Wie so oft ist das Spiel nach dem ersten Tor hitzig geworden, die letzten zehn Minuten wird ständig und von überall "ey, Schiri" gerufen, auch von der Trainerbank. "Ey, Schiri, bist du blind?" Eigentlich eine Beleidigung, die mit einer Roten Karte bestraft werden müsste, aber Bela hat es nicht mitbekommen. Am Ende hat er neun Gelbe Karten verteilt. Und weil es auch noch angefangen hat, heftig zu regnen, sitzt er nach dem Spiel völlig durchnässt und sichtlich erschöpft in seiner Umkleide. Es sei ein schwieriges Spiel gewesen, sagt er. Und dass er so viele Sprüche bekomme, sei zwar nicht schön, aber das werde ihn nicht lange beschäftigen. "Auch das lernt man als Schiedsrichter." Er ist zufrieden mit seiner Leistung. "Ich habe das ganz gut gemanagt", sagt er, "und nachvollziehbare Entscheidungen getroffen."

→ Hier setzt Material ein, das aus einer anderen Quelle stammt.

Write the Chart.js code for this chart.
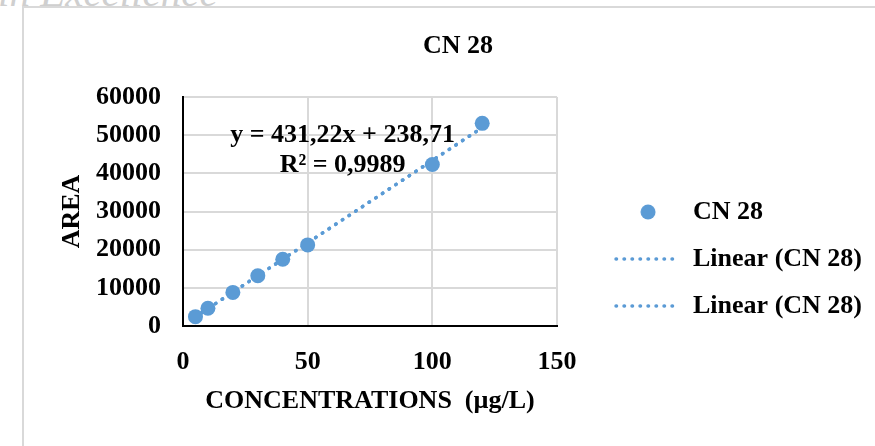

Der Beobachter lobt die Souveränität, mit der Bela sein erstes Bezirksligaspiel geleitet hat. "Und das in deinem Alter!", sagt er. Es könne nur sein, dass Bela irgendwann an seine Grenzen stoße wegen seiner Prothese, wenn das Spiel schneller werde, weil er Schwierigkeiten bekommen könnte mit der Geschwindigkeit. Bela weiß das. Aber er hofft, mit seinem guten Stellungsspiel einiges wettmachen zu können. Unter den Zuschauern war ein ehemaliger Fußballprofi. "Ein Superschiri", sagte der, "so ruhig und konsequent. Ich wünsche mir, dass er noch viel höher pfeifen wird."

Bela hat es nicht gehört, er war da schon in der Umkleide.